Common sizing mistakes
A few patterns we see often enough they're worth flagging:
- Oversizing cooling. The traditional "ton per 500 sf" rule catastrophically oversizes for well-insulated current-code homes. A 2,500 sf CZ3 home built to current Title 24 prescriptive often has a sensible cooling load under 2 tons (24,000 BTU/hr). Installing 4 tons because "you can't be too big" leaves the compressor short-cycling, the latent removal essentially zero, and the system running below its rated SEER2.
- Undersizing heat pumps in CZ16. A heat pump sized for the cooling load is dramatically undersized for the CZ16 heating load. Equipment that nominally delivers 36,000 BTU/hr at 47°F will deliver maybe 18,000 BTU/hr at 5°F. Size for heating, then verify the cooling tonnage doesn't oversize the summer load.
- Dual-fuel crossover set too high. Some thermostats default to a 35°F crossover regardless of actual equipment performance. Modern variable-speed heat pumps deliver useful heat well below 35°F; locking the gas furnace in prematurely burns gas the project's TDV math didn't account for.
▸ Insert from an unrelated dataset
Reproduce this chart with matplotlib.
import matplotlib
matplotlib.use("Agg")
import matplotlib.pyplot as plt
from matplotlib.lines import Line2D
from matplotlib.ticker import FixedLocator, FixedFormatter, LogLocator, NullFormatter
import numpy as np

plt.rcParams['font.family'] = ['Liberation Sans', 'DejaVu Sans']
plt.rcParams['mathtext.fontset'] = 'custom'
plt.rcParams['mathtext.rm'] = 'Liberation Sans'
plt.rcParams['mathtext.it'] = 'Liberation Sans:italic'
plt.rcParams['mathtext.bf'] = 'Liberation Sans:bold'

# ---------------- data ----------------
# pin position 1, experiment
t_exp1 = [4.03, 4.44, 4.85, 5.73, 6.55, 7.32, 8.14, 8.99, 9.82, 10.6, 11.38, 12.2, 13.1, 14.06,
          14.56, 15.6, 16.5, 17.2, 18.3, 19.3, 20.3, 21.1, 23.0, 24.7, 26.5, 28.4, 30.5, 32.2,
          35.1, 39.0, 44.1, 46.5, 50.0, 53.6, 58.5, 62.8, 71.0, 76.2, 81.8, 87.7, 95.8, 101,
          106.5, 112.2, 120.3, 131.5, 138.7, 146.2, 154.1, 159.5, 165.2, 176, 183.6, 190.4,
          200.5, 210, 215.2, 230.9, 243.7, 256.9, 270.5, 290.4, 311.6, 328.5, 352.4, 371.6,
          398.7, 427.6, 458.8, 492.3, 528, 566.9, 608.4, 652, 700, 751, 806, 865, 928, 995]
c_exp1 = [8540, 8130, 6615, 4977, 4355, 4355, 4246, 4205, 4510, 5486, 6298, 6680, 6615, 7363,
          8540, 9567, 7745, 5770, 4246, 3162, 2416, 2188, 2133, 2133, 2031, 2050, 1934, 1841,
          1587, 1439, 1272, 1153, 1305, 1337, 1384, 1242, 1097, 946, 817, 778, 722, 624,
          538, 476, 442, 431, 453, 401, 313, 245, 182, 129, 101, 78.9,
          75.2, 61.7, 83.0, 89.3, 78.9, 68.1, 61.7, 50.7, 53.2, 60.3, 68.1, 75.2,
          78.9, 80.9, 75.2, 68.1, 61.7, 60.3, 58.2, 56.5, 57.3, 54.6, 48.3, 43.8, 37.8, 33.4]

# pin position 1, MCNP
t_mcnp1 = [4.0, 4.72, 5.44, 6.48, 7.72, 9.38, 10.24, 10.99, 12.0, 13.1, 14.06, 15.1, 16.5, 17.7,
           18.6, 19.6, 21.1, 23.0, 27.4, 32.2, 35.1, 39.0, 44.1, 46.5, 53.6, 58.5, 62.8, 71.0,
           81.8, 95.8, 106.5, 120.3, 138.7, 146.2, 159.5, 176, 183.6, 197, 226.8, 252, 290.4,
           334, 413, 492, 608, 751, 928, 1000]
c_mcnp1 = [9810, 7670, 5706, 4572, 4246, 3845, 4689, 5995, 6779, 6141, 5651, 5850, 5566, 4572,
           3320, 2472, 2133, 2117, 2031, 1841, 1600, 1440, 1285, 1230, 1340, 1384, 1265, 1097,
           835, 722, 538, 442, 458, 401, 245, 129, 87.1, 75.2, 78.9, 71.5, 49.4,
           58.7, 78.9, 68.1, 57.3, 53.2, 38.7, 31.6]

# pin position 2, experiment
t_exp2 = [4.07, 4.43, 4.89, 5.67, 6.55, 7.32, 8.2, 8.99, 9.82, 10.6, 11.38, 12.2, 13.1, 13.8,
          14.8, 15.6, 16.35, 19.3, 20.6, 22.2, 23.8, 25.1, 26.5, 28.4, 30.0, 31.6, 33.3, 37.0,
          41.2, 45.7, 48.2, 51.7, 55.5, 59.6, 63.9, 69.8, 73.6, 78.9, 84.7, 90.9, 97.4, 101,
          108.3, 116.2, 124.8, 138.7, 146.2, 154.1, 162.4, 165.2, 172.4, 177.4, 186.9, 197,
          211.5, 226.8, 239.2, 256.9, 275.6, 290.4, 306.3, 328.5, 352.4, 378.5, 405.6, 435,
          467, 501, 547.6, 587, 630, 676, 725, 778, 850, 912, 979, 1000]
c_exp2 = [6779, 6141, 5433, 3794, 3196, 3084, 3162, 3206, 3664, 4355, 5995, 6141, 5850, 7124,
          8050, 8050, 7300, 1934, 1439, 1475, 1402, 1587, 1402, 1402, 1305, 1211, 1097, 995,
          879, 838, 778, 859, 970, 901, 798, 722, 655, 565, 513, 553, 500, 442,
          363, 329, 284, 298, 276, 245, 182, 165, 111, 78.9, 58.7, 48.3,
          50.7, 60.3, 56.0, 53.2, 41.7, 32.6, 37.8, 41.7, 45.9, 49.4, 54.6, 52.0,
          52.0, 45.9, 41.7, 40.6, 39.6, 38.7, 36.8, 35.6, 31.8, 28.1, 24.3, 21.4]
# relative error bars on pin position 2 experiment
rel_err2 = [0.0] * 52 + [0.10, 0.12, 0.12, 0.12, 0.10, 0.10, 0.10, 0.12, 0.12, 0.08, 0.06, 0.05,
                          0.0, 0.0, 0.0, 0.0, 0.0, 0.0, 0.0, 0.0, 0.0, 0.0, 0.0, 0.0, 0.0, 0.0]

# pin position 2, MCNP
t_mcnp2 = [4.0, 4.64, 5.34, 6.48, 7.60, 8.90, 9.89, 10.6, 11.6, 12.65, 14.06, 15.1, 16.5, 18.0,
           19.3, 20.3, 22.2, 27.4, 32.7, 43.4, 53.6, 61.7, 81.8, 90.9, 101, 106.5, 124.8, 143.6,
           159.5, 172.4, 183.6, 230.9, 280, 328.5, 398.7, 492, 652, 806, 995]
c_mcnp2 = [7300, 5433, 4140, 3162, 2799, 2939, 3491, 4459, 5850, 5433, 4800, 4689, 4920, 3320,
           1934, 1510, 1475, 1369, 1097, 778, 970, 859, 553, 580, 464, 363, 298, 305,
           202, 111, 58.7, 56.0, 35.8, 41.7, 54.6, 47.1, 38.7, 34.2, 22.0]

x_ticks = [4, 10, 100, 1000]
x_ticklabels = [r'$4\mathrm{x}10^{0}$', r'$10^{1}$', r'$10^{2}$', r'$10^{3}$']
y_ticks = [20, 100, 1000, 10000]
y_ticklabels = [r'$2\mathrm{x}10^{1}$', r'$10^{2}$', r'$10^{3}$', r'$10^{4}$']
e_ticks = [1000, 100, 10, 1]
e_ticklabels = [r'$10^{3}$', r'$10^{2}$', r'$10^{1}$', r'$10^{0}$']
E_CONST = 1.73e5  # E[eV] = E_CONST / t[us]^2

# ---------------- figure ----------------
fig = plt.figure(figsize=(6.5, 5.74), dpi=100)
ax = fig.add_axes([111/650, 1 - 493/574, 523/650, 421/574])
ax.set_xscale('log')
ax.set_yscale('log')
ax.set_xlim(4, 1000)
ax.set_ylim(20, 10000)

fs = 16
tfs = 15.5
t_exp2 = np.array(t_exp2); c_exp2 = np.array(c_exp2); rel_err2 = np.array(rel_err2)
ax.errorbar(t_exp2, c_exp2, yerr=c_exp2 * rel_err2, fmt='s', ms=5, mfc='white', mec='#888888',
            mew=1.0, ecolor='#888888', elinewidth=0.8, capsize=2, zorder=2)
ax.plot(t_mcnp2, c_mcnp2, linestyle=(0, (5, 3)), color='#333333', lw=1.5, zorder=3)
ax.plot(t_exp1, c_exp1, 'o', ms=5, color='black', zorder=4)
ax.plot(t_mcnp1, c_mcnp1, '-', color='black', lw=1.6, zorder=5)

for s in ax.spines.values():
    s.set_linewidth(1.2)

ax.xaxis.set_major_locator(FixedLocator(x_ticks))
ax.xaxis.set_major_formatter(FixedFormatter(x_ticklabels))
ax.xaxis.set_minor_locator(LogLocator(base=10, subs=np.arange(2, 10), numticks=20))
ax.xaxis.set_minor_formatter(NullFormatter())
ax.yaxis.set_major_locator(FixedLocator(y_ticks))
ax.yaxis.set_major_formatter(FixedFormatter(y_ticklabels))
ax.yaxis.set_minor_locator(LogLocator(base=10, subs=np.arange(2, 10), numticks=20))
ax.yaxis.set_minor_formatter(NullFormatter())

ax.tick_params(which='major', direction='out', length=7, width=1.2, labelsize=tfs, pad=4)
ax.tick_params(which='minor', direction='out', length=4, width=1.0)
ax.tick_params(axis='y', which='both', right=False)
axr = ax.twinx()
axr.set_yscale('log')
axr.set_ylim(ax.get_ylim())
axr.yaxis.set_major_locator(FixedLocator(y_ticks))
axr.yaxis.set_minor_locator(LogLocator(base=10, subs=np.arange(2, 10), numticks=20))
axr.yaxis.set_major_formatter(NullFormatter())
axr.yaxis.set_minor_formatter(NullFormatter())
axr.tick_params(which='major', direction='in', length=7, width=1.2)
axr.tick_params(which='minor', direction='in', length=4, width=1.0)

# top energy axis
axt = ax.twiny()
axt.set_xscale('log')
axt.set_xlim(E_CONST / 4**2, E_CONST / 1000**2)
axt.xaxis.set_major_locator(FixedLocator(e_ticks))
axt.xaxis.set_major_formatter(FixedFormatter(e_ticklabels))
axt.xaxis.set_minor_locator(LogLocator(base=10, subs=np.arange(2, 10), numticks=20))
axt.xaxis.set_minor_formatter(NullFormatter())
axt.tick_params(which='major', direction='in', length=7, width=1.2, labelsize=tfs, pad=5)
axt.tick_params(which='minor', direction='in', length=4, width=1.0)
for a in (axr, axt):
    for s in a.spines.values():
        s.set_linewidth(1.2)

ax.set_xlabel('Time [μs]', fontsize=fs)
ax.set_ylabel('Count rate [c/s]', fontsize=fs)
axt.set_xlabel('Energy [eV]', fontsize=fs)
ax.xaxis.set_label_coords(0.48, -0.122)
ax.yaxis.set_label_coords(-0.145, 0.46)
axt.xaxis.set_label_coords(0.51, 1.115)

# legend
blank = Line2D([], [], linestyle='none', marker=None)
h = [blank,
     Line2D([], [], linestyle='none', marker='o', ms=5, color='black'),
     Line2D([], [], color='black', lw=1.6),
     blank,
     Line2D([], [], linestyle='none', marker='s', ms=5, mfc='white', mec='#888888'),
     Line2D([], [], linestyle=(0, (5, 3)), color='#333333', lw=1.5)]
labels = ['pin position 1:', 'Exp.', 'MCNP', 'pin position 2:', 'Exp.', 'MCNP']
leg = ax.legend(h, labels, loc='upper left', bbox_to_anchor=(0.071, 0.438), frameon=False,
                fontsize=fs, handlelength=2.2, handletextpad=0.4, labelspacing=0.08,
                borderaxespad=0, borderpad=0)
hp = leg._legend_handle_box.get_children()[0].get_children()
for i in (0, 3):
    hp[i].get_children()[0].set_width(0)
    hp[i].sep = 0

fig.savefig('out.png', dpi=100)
- Ignoring the AHRI cert. The CF1R lists a specific AHRI reference number. If the contractor swaps the air handler for a different model in the field — even a similar one — the AHRI rating changes and the CF3R verifier will catch it. Document the AHRI lookup at submittal, not after.
- Missing the SEER vs SEER2 conversion. A spec sheet that says "SEER 20" without the "2" is using the pre-2023 rating. It is not interchangeable with SEER2 20 on the CF1R. Always confirm the rating is M1 (post-2023) before reporting.
Bringing it together
A well-specced HVAC system is one that (a) has a current Manual J load calc per zone, (b) satisfies the climate zone's prescriptive HSPF2 / SEER2 / EER2 tier with M1 ratings on the AHRI directory, (c) is sized for the binding load (heating in CZ16, cooling in CZ8–CZ15, balanced elsewhere), and (d) has duct leakage and refrigerant charge field-verified by an ECC Rater. The CF1R will surface the tier; the CF2R will capture the model number; the CF3R will close the verification. Mismatches between any of the four show up as plan-check comments or post-occupancy compliance gaps.